(STORED ROWS)
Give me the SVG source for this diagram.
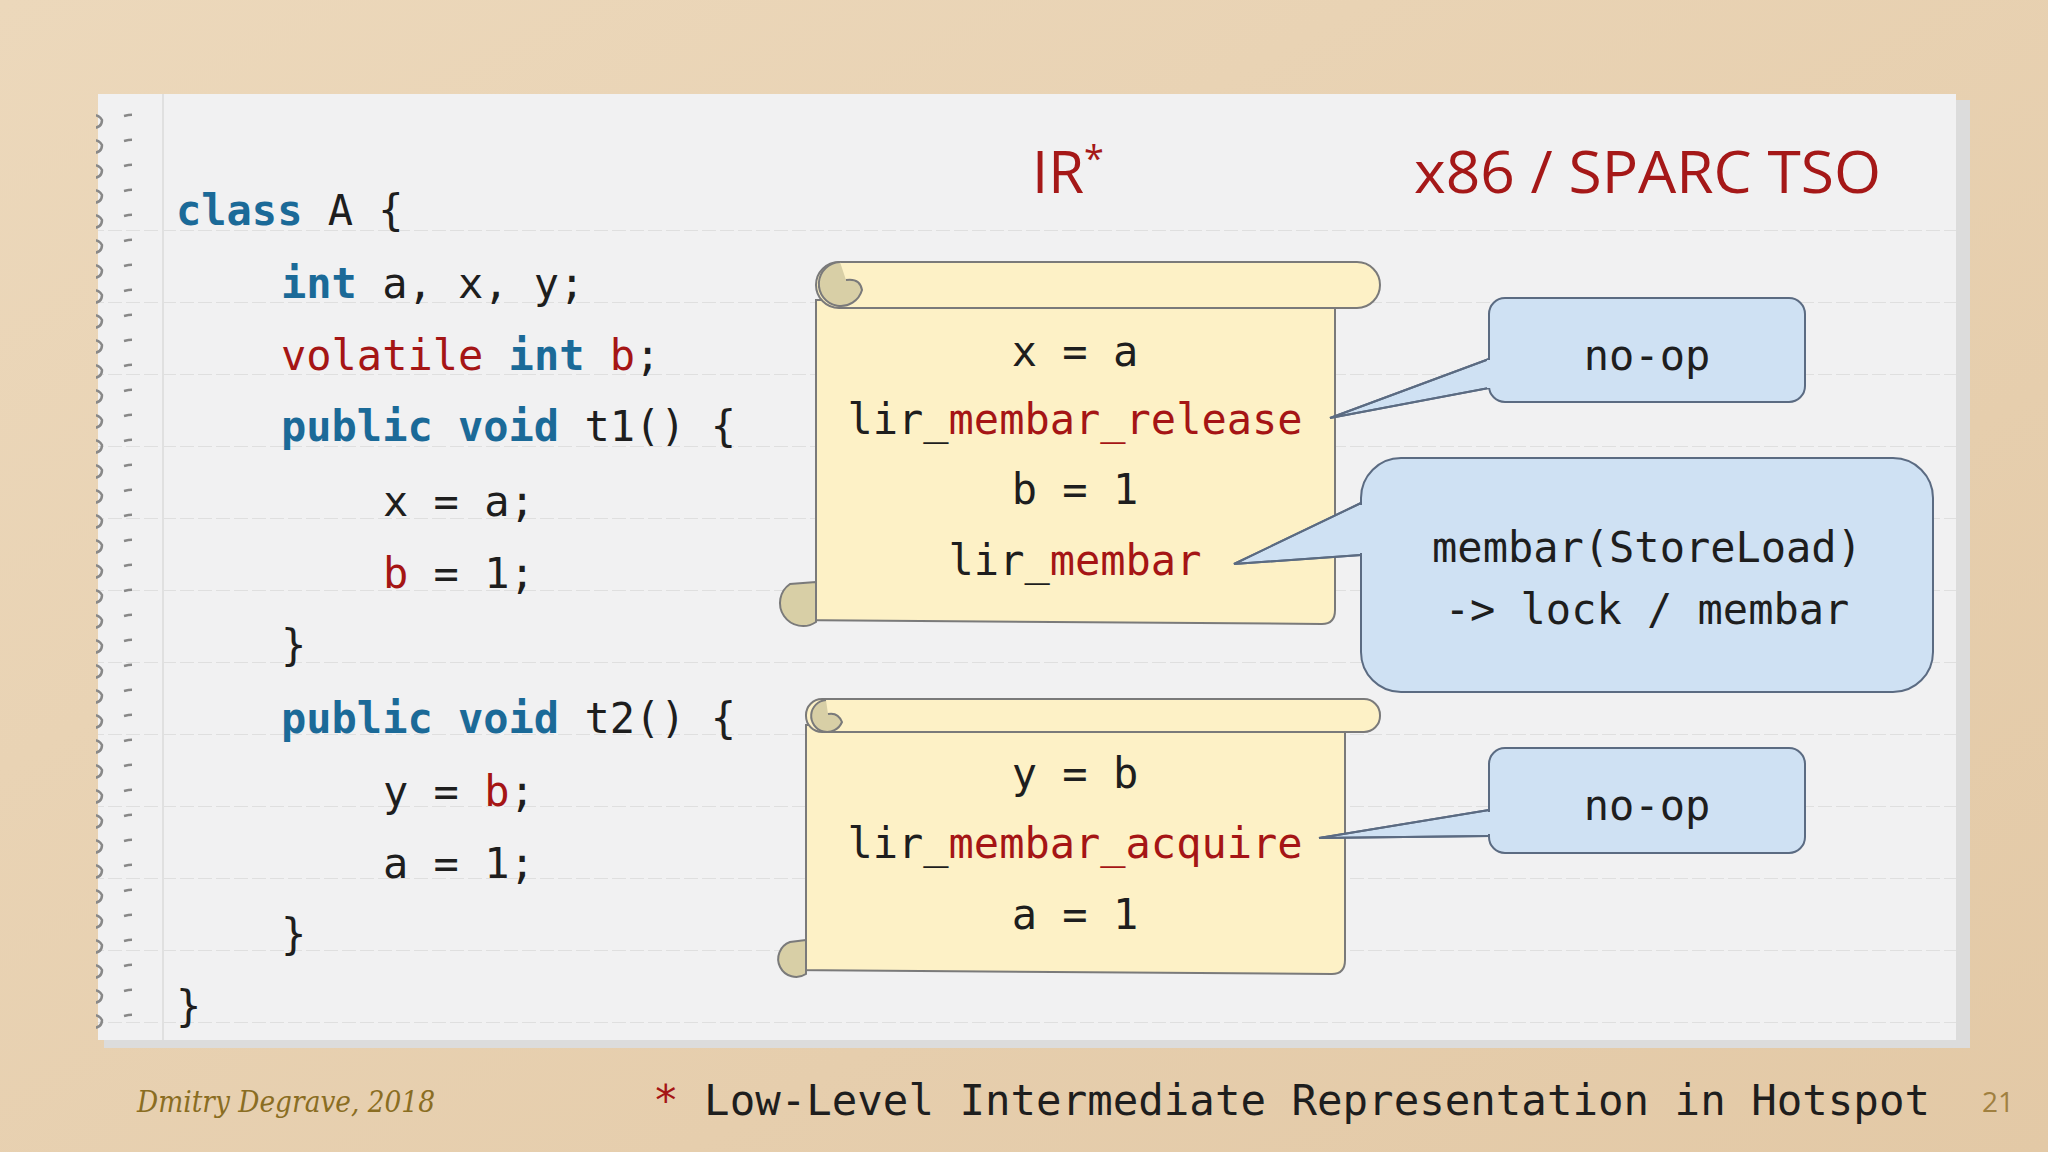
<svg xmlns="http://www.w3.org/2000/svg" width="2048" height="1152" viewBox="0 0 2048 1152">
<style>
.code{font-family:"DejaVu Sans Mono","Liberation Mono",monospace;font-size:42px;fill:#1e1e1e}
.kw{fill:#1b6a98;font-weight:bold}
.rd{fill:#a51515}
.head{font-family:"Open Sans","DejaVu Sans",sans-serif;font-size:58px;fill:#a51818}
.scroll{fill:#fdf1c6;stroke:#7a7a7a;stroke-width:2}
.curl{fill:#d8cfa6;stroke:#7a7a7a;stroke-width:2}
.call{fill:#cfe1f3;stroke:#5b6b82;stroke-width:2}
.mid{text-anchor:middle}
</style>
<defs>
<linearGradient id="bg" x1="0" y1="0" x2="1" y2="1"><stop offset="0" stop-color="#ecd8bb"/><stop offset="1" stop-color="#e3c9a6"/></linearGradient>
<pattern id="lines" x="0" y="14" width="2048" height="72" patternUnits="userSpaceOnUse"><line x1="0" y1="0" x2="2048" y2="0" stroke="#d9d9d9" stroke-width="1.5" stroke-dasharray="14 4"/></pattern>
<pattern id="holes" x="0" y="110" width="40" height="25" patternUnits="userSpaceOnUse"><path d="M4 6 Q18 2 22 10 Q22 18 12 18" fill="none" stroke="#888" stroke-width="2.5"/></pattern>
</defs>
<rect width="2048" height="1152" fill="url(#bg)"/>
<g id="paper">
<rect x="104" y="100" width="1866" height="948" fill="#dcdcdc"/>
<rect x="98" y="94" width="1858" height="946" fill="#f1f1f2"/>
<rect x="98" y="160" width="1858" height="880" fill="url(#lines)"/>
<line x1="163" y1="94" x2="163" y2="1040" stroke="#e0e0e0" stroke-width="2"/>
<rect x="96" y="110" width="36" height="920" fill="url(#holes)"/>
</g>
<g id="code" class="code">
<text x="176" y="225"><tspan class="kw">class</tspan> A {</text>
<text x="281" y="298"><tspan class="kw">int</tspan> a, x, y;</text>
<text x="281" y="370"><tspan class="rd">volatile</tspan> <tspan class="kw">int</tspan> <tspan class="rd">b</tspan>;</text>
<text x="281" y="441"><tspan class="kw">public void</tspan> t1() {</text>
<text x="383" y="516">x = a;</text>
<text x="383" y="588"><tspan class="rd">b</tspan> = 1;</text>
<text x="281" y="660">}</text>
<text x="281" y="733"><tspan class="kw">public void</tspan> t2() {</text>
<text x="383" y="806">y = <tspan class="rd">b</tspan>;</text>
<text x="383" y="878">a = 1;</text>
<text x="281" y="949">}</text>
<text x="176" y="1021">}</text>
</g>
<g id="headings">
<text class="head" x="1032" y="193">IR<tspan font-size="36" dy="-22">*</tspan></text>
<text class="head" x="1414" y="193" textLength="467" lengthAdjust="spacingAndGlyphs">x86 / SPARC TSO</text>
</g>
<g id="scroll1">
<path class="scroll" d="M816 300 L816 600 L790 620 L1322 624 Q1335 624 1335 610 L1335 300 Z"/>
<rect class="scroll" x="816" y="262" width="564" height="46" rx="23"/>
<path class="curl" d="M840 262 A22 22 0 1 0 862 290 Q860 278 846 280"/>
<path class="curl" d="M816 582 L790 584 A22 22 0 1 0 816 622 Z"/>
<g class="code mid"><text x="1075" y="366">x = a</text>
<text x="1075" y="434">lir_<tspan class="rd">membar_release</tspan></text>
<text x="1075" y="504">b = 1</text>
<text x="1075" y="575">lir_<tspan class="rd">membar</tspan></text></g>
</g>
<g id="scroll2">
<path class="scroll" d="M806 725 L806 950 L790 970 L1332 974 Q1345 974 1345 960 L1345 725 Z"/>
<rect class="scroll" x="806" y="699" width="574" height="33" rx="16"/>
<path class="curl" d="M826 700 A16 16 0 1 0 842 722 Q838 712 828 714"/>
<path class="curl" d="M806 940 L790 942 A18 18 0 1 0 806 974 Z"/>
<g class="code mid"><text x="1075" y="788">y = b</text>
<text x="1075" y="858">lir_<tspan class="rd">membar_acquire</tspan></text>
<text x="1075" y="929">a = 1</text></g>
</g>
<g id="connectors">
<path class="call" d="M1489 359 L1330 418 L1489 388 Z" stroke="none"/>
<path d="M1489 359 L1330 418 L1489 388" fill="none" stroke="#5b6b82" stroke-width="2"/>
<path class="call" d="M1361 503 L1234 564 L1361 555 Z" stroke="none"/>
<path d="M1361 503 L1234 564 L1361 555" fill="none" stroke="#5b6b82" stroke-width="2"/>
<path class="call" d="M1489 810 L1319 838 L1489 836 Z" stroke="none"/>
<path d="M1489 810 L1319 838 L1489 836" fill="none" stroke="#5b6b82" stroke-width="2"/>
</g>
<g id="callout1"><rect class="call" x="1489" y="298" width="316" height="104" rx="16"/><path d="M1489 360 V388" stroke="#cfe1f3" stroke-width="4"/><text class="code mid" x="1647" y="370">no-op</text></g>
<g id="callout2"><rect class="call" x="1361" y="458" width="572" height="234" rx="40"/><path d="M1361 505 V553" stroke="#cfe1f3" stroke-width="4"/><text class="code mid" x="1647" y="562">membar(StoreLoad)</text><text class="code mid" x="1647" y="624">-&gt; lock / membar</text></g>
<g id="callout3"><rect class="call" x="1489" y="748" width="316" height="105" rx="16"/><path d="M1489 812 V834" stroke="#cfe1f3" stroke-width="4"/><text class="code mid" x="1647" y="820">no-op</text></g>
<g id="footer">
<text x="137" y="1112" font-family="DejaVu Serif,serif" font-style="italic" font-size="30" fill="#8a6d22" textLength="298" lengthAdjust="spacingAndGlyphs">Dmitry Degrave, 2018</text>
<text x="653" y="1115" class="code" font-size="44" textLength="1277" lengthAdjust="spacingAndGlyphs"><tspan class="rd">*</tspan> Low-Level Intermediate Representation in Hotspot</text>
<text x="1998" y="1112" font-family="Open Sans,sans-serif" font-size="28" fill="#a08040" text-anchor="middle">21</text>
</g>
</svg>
* * *
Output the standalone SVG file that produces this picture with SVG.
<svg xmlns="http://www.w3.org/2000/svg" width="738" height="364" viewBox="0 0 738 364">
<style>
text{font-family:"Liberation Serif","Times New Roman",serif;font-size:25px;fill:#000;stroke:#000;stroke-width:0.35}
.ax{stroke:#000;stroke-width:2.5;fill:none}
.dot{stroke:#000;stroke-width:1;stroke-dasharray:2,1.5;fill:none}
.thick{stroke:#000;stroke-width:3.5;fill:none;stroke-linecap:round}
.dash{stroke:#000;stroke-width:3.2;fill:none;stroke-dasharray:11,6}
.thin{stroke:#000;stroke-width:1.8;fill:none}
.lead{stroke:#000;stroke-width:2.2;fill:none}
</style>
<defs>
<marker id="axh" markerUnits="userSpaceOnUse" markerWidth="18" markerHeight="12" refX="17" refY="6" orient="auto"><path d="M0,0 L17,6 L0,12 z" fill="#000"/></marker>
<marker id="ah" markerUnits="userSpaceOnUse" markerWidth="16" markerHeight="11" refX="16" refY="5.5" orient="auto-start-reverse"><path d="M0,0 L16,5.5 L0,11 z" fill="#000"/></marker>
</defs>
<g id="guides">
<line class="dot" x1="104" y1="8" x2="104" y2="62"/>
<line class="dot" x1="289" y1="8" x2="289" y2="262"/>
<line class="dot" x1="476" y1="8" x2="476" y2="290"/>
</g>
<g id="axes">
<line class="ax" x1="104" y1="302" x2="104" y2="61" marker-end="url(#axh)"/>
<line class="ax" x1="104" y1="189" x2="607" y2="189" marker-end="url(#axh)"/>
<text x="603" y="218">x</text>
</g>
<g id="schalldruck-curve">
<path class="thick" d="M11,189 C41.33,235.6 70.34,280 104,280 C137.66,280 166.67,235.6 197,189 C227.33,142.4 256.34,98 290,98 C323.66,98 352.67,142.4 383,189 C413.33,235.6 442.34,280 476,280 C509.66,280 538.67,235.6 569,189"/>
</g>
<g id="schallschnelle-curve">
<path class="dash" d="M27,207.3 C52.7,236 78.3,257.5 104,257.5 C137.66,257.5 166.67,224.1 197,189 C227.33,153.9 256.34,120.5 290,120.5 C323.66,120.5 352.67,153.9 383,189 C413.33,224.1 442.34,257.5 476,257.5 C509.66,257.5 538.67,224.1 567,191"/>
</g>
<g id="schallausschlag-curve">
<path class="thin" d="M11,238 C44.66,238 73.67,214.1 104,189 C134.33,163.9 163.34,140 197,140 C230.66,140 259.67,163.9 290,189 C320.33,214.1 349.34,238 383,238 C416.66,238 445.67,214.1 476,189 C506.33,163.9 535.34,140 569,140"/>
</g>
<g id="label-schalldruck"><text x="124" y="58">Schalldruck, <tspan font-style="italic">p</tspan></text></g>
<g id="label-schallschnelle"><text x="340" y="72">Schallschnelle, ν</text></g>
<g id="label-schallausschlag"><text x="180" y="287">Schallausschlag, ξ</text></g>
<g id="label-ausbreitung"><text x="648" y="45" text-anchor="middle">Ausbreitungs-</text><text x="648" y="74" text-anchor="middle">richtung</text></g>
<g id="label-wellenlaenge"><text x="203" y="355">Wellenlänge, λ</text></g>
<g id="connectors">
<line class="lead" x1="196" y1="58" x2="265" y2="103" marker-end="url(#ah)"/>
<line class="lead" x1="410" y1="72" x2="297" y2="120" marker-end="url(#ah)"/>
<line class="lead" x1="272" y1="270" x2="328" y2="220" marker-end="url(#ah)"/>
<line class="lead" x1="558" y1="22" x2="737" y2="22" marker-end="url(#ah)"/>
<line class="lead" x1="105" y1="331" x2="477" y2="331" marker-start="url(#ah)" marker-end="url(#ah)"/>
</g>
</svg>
---
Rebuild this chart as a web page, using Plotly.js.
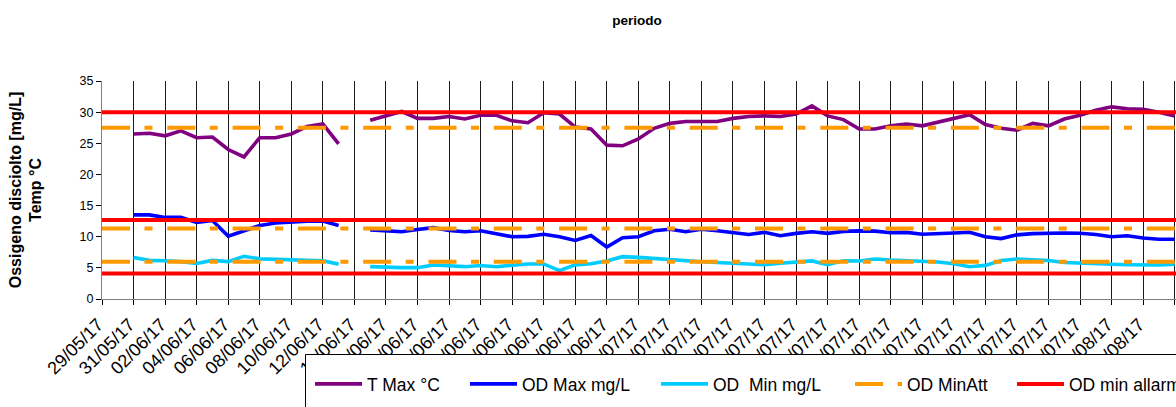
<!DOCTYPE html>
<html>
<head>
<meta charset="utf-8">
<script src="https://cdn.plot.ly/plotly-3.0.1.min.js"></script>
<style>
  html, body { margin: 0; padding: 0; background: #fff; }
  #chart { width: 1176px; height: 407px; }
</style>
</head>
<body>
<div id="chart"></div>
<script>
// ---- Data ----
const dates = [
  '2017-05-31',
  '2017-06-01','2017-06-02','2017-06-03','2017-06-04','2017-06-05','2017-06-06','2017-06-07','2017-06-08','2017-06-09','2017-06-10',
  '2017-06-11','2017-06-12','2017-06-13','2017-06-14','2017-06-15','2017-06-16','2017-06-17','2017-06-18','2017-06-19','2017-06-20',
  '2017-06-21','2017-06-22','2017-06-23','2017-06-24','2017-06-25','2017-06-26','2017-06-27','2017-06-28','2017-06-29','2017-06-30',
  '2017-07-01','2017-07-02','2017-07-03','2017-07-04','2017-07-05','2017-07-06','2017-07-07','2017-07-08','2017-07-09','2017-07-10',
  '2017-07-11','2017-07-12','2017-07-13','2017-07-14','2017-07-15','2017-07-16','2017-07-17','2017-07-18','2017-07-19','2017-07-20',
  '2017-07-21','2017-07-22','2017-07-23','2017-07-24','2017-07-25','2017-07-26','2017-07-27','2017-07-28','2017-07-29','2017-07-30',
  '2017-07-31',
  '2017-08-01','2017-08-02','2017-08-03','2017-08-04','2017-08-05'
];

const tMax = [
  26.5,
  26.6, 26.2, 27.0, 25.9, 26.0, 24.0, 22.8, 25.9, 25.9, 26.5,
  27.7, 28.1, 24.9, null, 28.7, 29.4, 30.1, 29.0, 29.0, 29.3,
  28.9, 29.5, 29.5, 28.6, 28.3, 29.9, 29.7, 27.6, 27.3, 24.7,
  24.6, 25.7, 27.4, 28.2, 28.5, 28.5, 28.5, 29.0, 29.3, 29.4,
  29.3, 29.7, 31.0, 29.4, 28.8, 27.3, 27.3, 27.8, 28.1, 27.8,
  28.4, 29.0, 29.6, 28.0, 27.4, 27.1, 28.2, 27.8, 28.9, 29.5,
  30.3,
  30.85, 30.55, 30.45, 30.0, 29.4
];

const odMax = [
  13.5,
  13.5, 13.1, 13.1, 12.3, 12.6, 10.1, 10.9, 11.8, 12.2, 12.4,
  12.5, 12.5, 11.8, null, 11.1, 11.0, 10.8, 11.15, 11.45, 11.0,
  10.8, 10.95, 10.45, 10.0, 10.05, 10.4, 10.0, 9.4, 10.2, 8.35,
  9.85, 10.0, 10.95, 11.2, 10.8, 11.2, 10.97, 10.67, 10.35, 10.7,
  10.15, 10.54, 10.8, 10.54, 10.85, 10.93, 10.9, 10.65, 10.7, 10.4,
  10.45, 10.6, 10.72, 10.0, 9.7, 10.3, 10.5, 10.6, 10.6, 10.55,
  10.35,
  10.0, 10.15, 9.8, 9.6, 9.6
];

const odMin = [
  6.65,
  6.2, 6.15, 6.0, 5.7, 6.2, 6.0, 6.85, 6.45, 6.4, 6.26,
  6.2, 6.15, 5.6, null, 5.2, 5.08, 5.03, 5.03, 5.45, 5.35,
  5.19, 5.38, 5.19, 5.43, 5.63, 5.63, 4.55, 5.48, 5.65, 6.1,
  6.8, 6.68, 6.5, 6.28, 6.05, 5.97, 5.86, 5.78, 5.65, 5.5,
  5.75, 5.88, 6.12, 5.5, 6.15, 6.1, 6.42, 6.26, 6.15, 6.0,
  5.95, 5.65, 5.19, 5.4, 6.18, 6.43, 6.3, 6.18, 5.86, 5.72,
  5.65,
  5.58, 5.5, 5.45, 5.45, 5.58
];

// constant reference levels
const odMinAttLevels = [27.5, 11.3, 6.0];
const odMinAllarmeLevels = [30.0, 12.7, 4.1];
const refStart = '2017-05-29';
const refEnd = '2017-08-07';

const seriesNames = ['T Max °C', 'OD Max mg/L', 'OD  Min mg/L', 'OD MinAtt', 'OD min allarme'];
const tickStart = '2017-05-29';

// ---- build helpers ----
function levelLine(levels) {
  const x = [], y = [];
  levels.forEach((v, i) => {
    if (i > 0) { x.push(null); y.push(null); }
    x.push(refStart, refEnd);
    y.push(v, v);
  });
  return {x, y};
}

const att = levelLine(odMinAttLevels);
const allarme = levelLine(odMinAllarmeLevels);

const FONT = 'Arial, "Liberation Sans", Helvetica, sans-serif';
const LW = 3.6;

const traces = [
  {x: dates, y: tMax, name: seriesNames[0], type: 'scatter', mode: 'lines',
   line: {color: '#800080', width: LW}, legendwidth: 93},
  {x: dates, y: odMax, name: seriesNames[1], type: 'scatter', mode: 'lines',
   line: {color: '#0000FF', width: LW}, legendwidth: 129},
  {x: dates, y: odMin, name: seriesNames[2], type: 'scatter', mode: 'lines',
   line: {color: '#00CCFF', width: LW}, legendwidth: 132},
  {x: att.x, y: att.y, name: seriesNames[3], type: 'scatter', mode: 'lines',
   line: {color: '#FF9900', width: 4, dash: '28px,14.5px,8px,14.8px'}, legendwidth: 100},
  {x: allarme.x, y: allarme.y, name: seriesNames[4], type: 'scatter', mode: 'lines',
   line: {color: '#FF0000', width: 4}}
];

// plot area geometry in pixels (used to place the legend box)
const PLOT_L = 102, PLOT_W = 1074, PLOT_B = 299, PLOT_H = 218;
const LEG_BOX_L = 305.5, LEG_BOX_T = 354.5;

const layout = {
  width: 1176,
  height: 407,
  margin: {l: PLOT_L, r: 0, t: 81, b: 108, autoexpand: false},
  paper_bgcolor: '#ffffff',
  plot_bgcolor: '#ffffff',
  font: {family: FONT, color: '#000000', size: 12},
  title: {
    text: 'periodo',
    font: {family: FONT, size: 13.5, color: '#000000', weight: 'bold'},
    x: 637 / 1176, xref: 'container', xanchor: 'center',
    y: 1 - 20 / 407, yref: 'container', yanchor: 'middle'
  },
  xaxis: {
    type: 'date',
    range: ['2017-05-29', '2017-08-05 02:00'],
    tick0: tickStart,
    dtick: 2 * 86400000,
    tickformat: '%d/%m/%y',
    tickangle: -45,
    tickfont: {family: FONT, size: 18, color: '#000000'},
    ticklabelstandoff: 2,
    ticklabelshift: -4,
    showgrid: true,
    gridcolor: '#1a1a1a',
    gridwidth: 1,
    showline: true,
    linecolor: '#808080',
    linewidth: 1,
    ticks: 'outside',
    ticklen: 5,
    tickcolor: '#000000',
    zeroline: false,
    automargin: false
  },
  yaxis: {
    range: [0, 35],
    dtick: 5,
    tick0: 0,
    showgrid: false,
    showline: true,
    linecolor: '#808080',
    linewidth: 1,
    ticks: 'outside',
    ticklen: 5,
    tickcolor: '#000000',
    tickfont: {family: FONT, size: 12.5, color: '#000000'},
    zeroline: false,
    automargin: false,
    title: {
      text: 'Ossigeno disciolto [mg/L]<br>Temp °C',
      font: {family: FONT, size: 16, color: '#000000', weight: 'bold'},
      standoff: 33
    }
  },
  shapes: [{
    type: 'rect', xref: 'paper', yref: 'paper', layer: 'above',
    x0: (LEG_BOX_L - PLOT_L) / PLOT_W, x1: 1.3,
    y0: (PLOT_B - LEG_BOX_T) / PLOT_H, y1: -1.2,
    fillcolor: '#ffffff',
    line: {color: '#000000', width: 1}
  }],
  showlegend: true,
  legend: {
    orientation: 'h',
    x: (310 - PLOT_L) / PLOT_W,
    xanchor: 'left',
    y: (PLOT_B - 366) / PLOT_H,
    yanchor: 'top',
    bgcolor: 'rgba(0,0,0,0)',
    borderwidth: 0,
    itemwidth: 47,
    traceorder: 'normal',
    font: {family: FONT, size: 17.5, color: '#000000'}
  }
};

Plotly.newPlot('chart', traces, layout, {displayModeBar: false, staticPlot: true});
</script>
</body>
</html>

(GOAL OF THE EXERCISE) How many of the lines above contain the string "this"? Give the number only.

(RESPONSE) 3